Z Kodeksu wyborczego wynika równocześnie, że  wyborcy niepełnosprawnemu, na jego prośbę, może pomagać inna osoba. Pomoc ta osoby może zatem polegać na nałożeniu na kartę nakładki do głosowania, rozłożeniu karty do głosowania, a nawet zakreśleniu wyboru we właściwej kratce, lecz wyłącznie zgodnie ze wskazaniem wyborcy korzystającego z pomocy. Pomoc ta jest w każdym przypadku realizowana w odmienny sposób i może polegać m. in. na słownym wyrażeniu woli lub wskazaniu swojego wyboru gestem.
Przypomnijmy, że 21 lipca Polska Federacja Związkowa Pracowników Socjalnych i Pomocy Społecznej zgłosiła problem głosowania w niektórych odrębnych obwodach głosowania utworzonych w Domach Pomocy Społecznej.
W piśmie wskazano, że z danych dostępnych na stronie PKW wynika, iż w kilkudziesięciu z obwodów głosowania zlokalizowanych w DPS-ach nie oddano ani jednego głosu na jednego z dwóch kandydatów. Pisały o tym także media.
Do Federacji napływały pośrednie i niepokojące sygnały oraz relacje części osób zatrudnionych w DPS-ach co do możliwych naruszeń czynnego prawa wyborczego.

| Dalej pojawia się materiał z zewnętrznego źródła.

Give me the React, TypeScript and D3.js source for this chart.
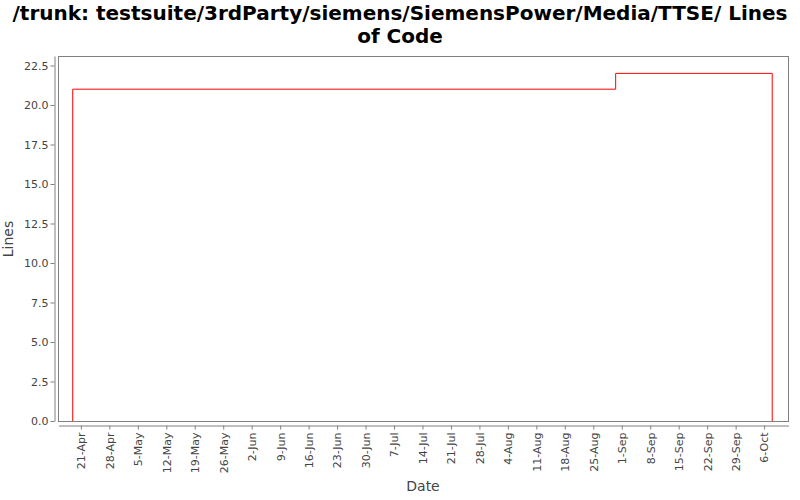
import React, { useEffect, useRef } from 'react';
import * as d3 from 'd3';

// step series: Lines of Code over time
const dates = ['2008-04-19', '2008-04-19', '2008-08-30T12:00', '2008-10-08', '2008-10-08'];
const values = [0, 21, 22, 22, 0];
const yTicks = [0, 2.5, 5, 7.5, 10, 12.5, 15, 17.5, 20, 22.5];

const W = 800;
const H = 500;
const plot = { left: 58.5, right: 788.5, top: 56.5, bottom: 421.5 };
const font = '"DejaVu Sans", sans-serif';

function AxisBottom({ scale, y }: { scale: d3.ScaleTime<number, number>; y: number }) {
  const ref = useRef<SVGGElement>(null);
  useEffect(() => {
    if (!ref.current) return;
    const g = d3.select(ref.current);
    g.call(
      d3.axisBottom(scale)
        .ticks(d3.timeMonday.every(1)!)
        .tickFormat((d) => d3.timeFormat('%-d-%b')(d as Date))
        .tickSize(4)
        .tickSizeOuter(0)
    );
    g.select('.domain').attr('stroke', '#808080');
    g.selectAll('.tick line').attr('stroke', '#808080');
    g.selectAll('.tick text')
      .attr('fill', '#444')
      .attr('font-size', 11)
      .attr('font-family', font)
      .attr('text-anchor', 'end')
      .attr('transform', 'rotate(-90)')
      .attr('x', -7)
      .attr('y', 0)
      .attr('dy', '0.35em');
  }, [scale]);
  return <g ref={ref} transform={`translate(0,${y})`} />;
}

function AxisLeft({ scale, x }: { scale: d3.ScaleLinear<number, number>; x: number }) {
  const ref = useRef<SVGGElement>(null);
  useEffect(() => {
    if (!ref.current) return;
    const g = d3.select(ref.current);
    g.call(
      d3.axisLeft(scale)
        .tickValues(yTicks)
        .tickFormat(d3.format('.1f'))
        .tickSize(4)
        .tickSizeOuter(0)
    );
    g.select('.domain').attr('stroke', '#808080');
    g.selectAll('.tick line').attr('stroke', '#808080');
    g.selectAll('.tick text')
      .attr('fill', '#444')
      .attr('font-size', 11)
      .attr('font-family', font)
      .attr('x', -6);
  }, [scale]);
  return <g ref={ref} transform={`translate(${x},0)`} />;
}

const App = () => {
  const parse = (s: string) => new Date(s.length > 10 ? s : s + 'T00:00');
  const data = dates.map((d, i) => ({ date: parse(d), value: values[i] }));

  const x = d3.scaleTime()
    .domain([new Date(2008, 3, 15, 12), new Date(2008, 9, 12, 0)])
    .range([plot.left, plot.right]);

  const y = d3.scaleLinear()
    .domain([0, 23.1])
    .range([421, 56]);

  const line = d3.line<{ date: Date; value: number }>()
    .x((d) => x(d.date))
    .y((d) => y(d.value))
    .curve(d3.curveStepAfter);

  return (
    <svg width={W} height={H} style={{ position: 'absolute', left: 0, top: 0, background: '#fff' }}>
      <text x={400} y={20} textAnchor="middle" fontFamily={font} fontWeight="bold" fontSize={20} fill="#000">
        /trunk: testsuite/3rdParty/siemens/SiemensPower/Media/TTSE/ Lines
      </text>
      <text x={400} y={43} textAnchor="middle" fontFamily={font} fontWeight="bold" fontSize={20} fill="#000">
        of Code
      </text>

      <rect
        x={plot.left}
        y={plot.top}
        width={plot.right - plot.left}
        height={plot.bottom - plot.top}
        fill="#fff"
        stroke="#808080"
      />
      <path d={line(data) ?? ''} fill="none" stroke="#ff0000" strokeWidth={1} />

      <AxisLeft scale={y} x={54.5} />
      <AxisBottom scale={x} y={425.5} />

      <text
        transform="translate(13,239) rotate(-90)"
        textAnchor="middle"
        fontFamily={font}
        fontSize={14}
        fill="#444"
      >
        Lines
      </text>
      <text x={423} y={491} textAnchor="middle" fontFamily={font} fontSize={14} fill="#444">
        Date
      </text>
    </svg>
  );
};

export default App;
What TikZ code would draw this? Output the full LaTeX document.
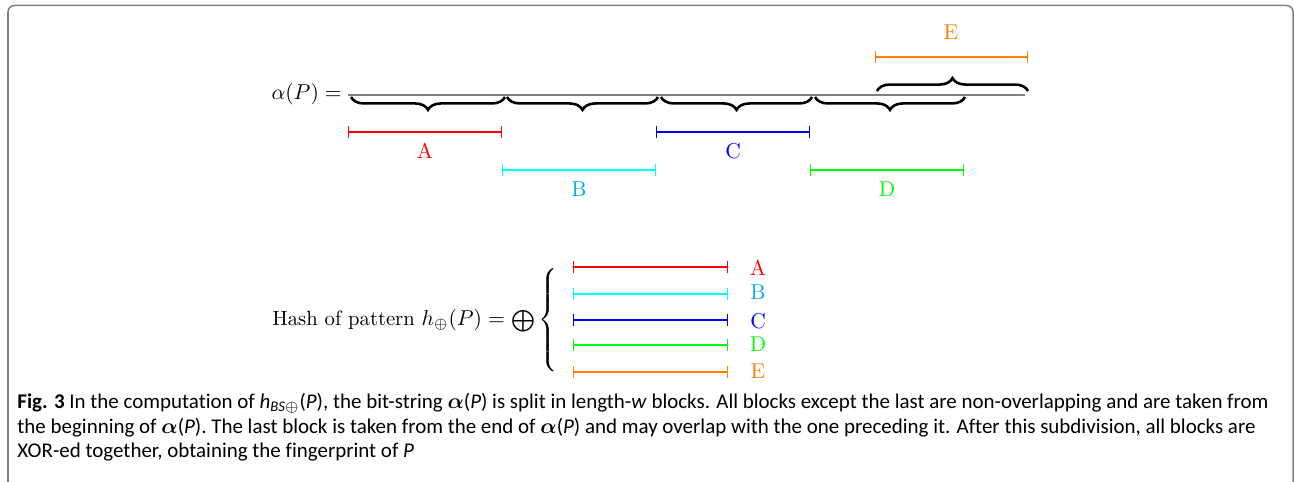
\documentclass[tikz,border=0pt]{standalone}
\usepackage{amsmath}
\usepackage{fontspec}
\usetikzlibrary{arrows.meta,decorations.pathreplacing}
\newfontfamily\capfont[Ligatures={NoCommon}]{Carlito}
\definecolor{linecyan}{RGB}{0,255,255}
\tikzset{
  blockspan/.style={arrows={Bar[width=6pt]-Bar[width=6pt]}, line width=0.6pt},
  blockbrace/.style={decorate, decoration={brace, amplitude=6pt}, line width=1.2pt},
  capline/.style={anchor=base west, inner sep=0pt, font=\capfont\fontsize{9.75}{12}\selectfont}
}
\begin{document}
\begin{tikzpicture}[x=0.4651pt, y=-0.4651pt]
\useasboundingbox (0,0) rectangle (1294,482);
\draw[gray, line width=0.7pt, rounded corners=3pt] (8,540) -- (8,5.5) -- (1293,5.5) -- (1293,540);

% the bit-string and its blocks
\node[anchor=base east, inner sep=0pt] (alpha) at (342,100) {$\alpha(P) =$};
\draw[gray, line width=0.9pt] (348,95) -- (1025,95);
\draw[blockbrace, decoration={mirror}] (351,97) -- (505,97);
\draw[blockbrace, decoration={mirror}] (507,97) -- (658,97);
\draw[blockbrace, decoration={mirror}] (661,97) -- (812,97);
\draw[blockbrace, decoration={mirror}] (815,97) -- (965,97);
\draw[blockbrace] (877,91) -- (1028,91);

\draw[blockspan, red] (348,132) -- (502,132);
\node[red] (a) at (425,151) {A};
\draw[blockspan, linecyan] (502,170) -- (656,170);
\node[cyan] (b) at (579,189) {B};
\draw[blockspan, blue] (656,132) -- (810,132);
\node[blue] (c) at (733,151) {C};
\draw[blockspan, green] (810,170) -- (964,170);
\node[green] (d) at (887,189) {D};
\draw[blockspan, orange] (875,57) -- (1028,57);
\node[orange] (e) at (951,32) {E};

% xor of all blocks
\node[anchor=west, inner sep=0pt, font=\fontsize{9.6}{12}\selectfont] (hash) at (272,320) {Hash of pattern $h_{\oplus}(P) =$};
\node[inner sep=0pt] (xor) at (523,321) {$\bigoplus$};
\node[inner sep=0pt] (curly) at (549,320) {$\left\{\vcenter{\hbox{\rule{0pt}{50pt}}}\right.$};
\draw[blockspan, red] (573,267) -- (728,267);
\node[red] (xa) at (758,268) {A};
\draw[blockspan, linecyan] (573,294) -- (728,294);
\node[cyan] (xb) at (758,292) {B};
\draw[blockspan, blue] (573,320) -- (728,320);
\node[blue] (xc) at (758,321) {C};
\draw[blockspan, green] (573,345) -- (728,345);
\node[green] (xd) at (758,344) {D};
\draw[blockspan, orange] (573,372) -- (728,372);
\node[orange] (xe) at (758,371) {E};

% caption
\node[capline] (cap1) at (17,408.5) {\textbf{Fig. 3} In the computation of \textit{h}\textsubscript{\textit{BS}$\oplus$}(\textit{P}), the bit-string $\boldsymbol{\alpha}$(\textit{P}) is split in length-\textit{w} blocks. All blocks except the last are non-overlapping and are taken from};
\node[capline] (cap2) at (17,433) {the beginning of $\boldsymbol{\alpha}$(\textit{P}). The last block is taken from the end of $\boldsymbol{\alpha}$(\textit{P}) and may overlap with the one preceding it. After this subdivision, all blocks are};
\node[capline] (cap3) at (17,457) {XOR-ed together, obtaining the fingerprint of \textit{P}};
\end{tikzpicture}
\end{document}
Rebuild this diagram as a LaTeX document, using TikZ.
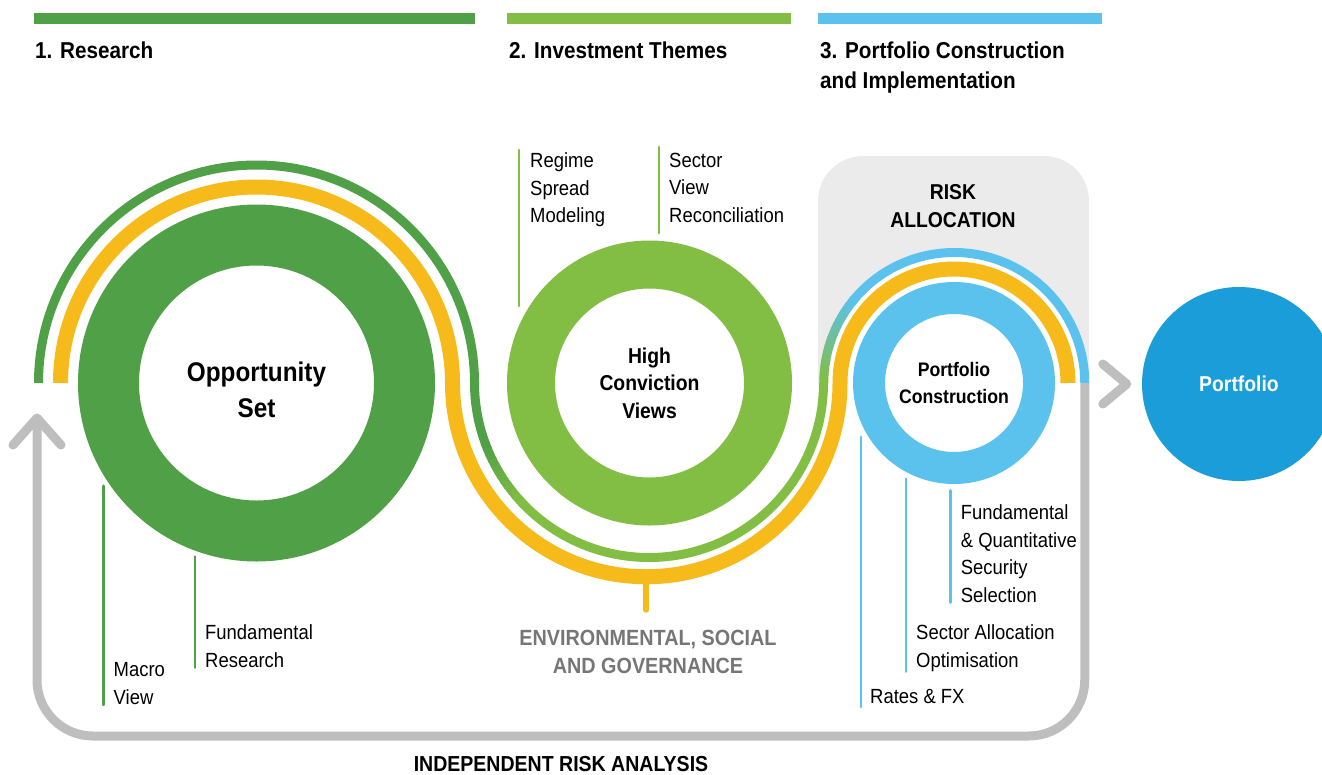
\documentclass[tikz,border=0pt]{standalone}
\usepackage{fontspec}
\setmainfont{Liberation Sans}[FakeStretch=0.9]
\usetikzlibrary{calc,positioning}

\definecolor{researchgreen}{HTML}{50A047}
\definecolor{themegreen}{HTML}{82BE43}
\definecolor{esgyellow}{HTML}{F6BB1A}
\definecolor{skyblue}{HTML}{5BC1ED}
\definecolor{deepblue}{HTML}{1A9DD9}
\definecolor{loopgray}{HTML}{BEBEBE}
\definecolor{panelgray}{HTML}{EBEBEB}
\definecolor{esggray}{HTML}{767676}

\begin{document}
\begin{tikzpicture}[x=1pt,y=1pt,
  title/.style={anchor=north west,inner sep=0pt,align=left,font=\bfseries\fontsize{23}{30}\selectfont},
  lbl/.style={anchor=north west,inner xsep=10pt,inner ysep=0pt,align=left,font=\fontsize{20.5}{27.5}\selectfont},
  ring/.style={circle,inner sep=0pt,fill=white},
  ringtext/.style={align=center,inner sep=0pt,font=\bfseries\fontsize{21.5}{27.5}\selectfont},
  tick/.style={line width=2.8pt,line cap=round},
  strand/.style={line width=9pt},
  loopline/.style={line width=9pt,color=loopgray},
  chev/.style={loopline,line cap=round,line join=round}]
\useasboundingbox (0,0) rectangle (1322,-774);
\clip (0,0) rectangle (1322,-774);

% stage headers
\fill[researchgreen] (34,-13) rectangle (475,-24);
\fill[themegreen] (507,-13) rectangle (791,-24);
\fill[skyblue] (818,-13) rectangle (1102,-24);
\node[title] (t1) at (35,-41.8) {1. Research};
\node[title] (t2) at (509,-41.8) {2. Investment Themes};
\node[title] (t3) at (820,-41.8) {3. Portfolio Construction\\and Implementation};

% risk allocation panel
\fill[panelgray] (818,-384) [rounded corners=45pt] -- (818,-156) -- (1089,-156) [sharp corners] -- (1089,-384) -- cycle;
\node[ringtext] (risk) at (953,-206) {RISK\\ALLOCATION};

\coordinate (gstart) at (38.5,-383);
\coordinate (ystart) at (60.5,-383);
\coordinate (midc) at (649,-383);
\coordinate (pcc) at (954.25,-383);
\fill[white] (pcc) circle[radius=127];

% yellow strand
\draw[strand,line width=15pt,esgyellow] (ystart) arc[start angle=180,end angle=0,radius=196]
  arc[start angle=180,end angle=270,radius=193.75] coordinate (ybottom)
  arc[start angle=270,end angle=360,radius=193.75]
  arc[start angle=180,end angle=0,radius=114] coordinate (yend);
\draw[esgyellow,line width=6pt,line cap=round] (ybottom) -- ++(0,-33);

% green to blue strand
\draw[strand,researchgreen] (gstart) arc[start angle=180,end angle=0,radius=218]
  arc[start angle=180,end angle=201,radius=174.5];
\foreach \k [evaluate=\k as \mix using 100-\k*100/11] in {0,...,11}
  \draw[strand,color=researchgreen!\mix!themegreen] ($(midc)+({200+2*\k}:174.5)$) arc[start angle={200+2*\k},delta angle=2.4,radius=174.5];
\draw[strand,themegreen] ($(midc)+(223:174.5)$) arc[start angle=223,end angle=360,radius=174.5];
\foreach \k [evaluate=\k as \mix using 100-\k*100/19] in {0,...,19}
  \draw[strand,color=themegreen!\mix!skyblue] ($(pcc)+({180-2*\k}:130.5)$) arc[start angle={180-2*\k},delta angle=-2.4,radius=130.5];
\draw[strand,skyblue] ($(pcc)+(141:130.5)$) arc[start angle=141,end angle=0,radius=130.5] coordinate (bend);

% independent risk analysis loop
\coordinate (looptip) at ([xshift=-1.5pt,yshift=-35pt]gstart);
\draw[loopline,rounded corners=56pt] (bend) -- (bend |- 0,-736) -- (looptip |- 0,-736) -- (looptip);
\draw[chev] ($(looptip)+(-24,-27)$) -- (looptip) -- ($(looptip)+(24,-27)$);
\node[font=\bfseries\fontsize{21.7}{26}\selectfont,inner sep=0pt] (ira) at (561,-764) {INDEPENDENT RISK ANALYSIS};

% rings
\node[ring,draw=researchgreen,line width=61pt,minimum size=296pt] (opp) at (256.5,-383) {};
\node[ringtext,font=\bfseries\fontsize{27}{36}\selectfont] (opptext) at ([yshift=-7pt]opp.center) {Opportunity\\Set};
\node[ring,draw=themegreen,line width=48pt,minimum size=237pt] (hcv) at (649.5,-383) {};
\node[ringtext] (hcvtext) at (hcv.center) {High\\Conviction\\Views};
\node[ring,draw=skyblue,line width=32pt,minimum size=170pt] (pcons) at (954,-383) {};
\node[ringtext,font=\bfseries\fontsize{19.6}{26.7}\selectfont] (pconstext) at (pcons.center) {Portfolio\\Construction};
\node[ring,fill=deepblue,minimum size=194pt,text=white,font=\bfseries\fontsize{21.5}{26}\selectfont] (port) at (1239,-384) {Portfolio};
\draw[chev] ([xshift=-39pt,yshift=20pt]port.west) -- ([xshift=-15pt]port.west) -- ([xshift=-39pt,yshift=-20pt]port.west);

% ESG
\node[ringtext,font=\bfseries\fontsize{22}{28}\selectfont,text=esggray] (esg) at (648,-652) {ENVIRONMENTAL, SOCIAL\\AND GOVERNANCE};

% research labels
\node[lbl] (macro) at (103.5,-662.6) {Macro\\View};
\draw[tick,researchgreen] (macro.south west) -- ++(0,219);
\node[lbl] (fundres) at (195,-624.6) {Fundamental\\Research};
\draw[tick,researchgreen] (fundres.south west) -- ++(0,111);

% theme labels
\node[lbl,inner xsep=11pt] (regime) at (519,-152.6) {Regime\\Spread\\Modeling};
\draw[tick,themegreen] ([yshift=2.6pt]regime.north west) -- ++(0,-156);
\node[lbl] (sector) at (659,-152.6) {Sector\\View\\Reconciliation};
\draw[tick,themegreen] ([yshift=5.6pt]sector.north west) -- ++(0,-86);

% portfolio labels
\node[lbl,inner xsep=9pt] (rates) at (861,-689.6) {Rates \& FX};
\draw[tick,skyblue] ([yshift=-2.6pt]rates.south west) -- ++(0,270);
\node[lbl] (secalloc) at (906,-624.6) {Sector Allocation\\Optimisation};
\draw[tick,skyblue] (secalloc.south west) -- ++(0,193);
\node[lbl] (fundquant) at (950.7,-504.6) {Fundamental\\\& Quantitative\\Security\\Selection};
\draw[tick,skyblue] (fundquant.south west) -- ++(0,112);
\end{tikzpicture}
\end{document}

Na głosowanie mieszkańcy byli prowadzeni przez opiekuna, który „pomagał” oddawać głos. Mieszkańcy relacjonowali później opiekunom, że inny opiekun zakreślał za nich na karcie do głosowania. Personel DPS-ów szczególnie niepokoiła sytuacja, gdy na głosowanie był prowadzony np. mieszkaniec niewidomy lub niesamodzielny w zakresie zdolności do podejmowania decyzji.